Conduct research to improve inference for AI models, optimize pipelines for performance, and develop novel techniques for efficient model execution and stateful inference.

Summary Generated by Built In

About Cartesia

Our mission is to build the next generation of AI: ubiquitous, interactive intelligence that runs wherever you are. Today, not even the best models can continuously process and reason over a year-long stream of audio, video and text—1B text tokens, 10B audio tokens and 1T video tokens—let alone do this on-device.

We're pioneering the model architectures that will make this possible. Our founding team met as PhDs at the Stanford AI Lab, where we invented State Space Models or SSMs, a new primitive for training efficient, large-scale foundation models. Our team combines deep expertise in model innovation and systems engineering paired with a design-minded product engineering team to build and ship cutting edge models and experiences.

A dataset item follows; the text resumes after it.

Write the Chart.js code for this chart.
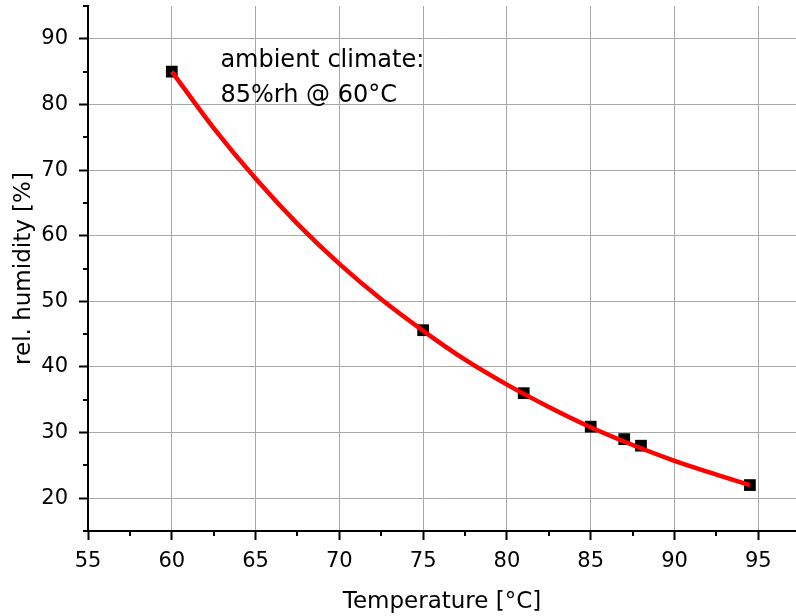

We're funded by leading investors at Index Ventures and Lightspeed Venture Partners, along with Factory, Conviction, A Star, General Catalyst, SV Angel, Databricks and others. We're fortunate to have the support of many amazing advisors, and 90+ angels across many industries, including the world's foremost experts in AI.

The Role

• Conduct cutting-edge research to improve the efficiency, scalability, and robustness of inference for state-of-the-art AI models across various modalities, including audio, text, and vision.

• Design and optimize inference pipelines to balance performance, latency, and resource utilization in diverse deployment environments, from edge devices to cloud systems.

• Develop and implement novel techniques for efficient model execution, including quantization, pruning, sparsity, distillation, and hardware-aware optimizations.

• Explore speculative decoding methods, caching strategies, and other advanced techniques to reduce latency and computational overhead during inference.

• Investigate trade-offs between model quality and inference efficiency, designing architectures and workflows that meet real-world application requirements.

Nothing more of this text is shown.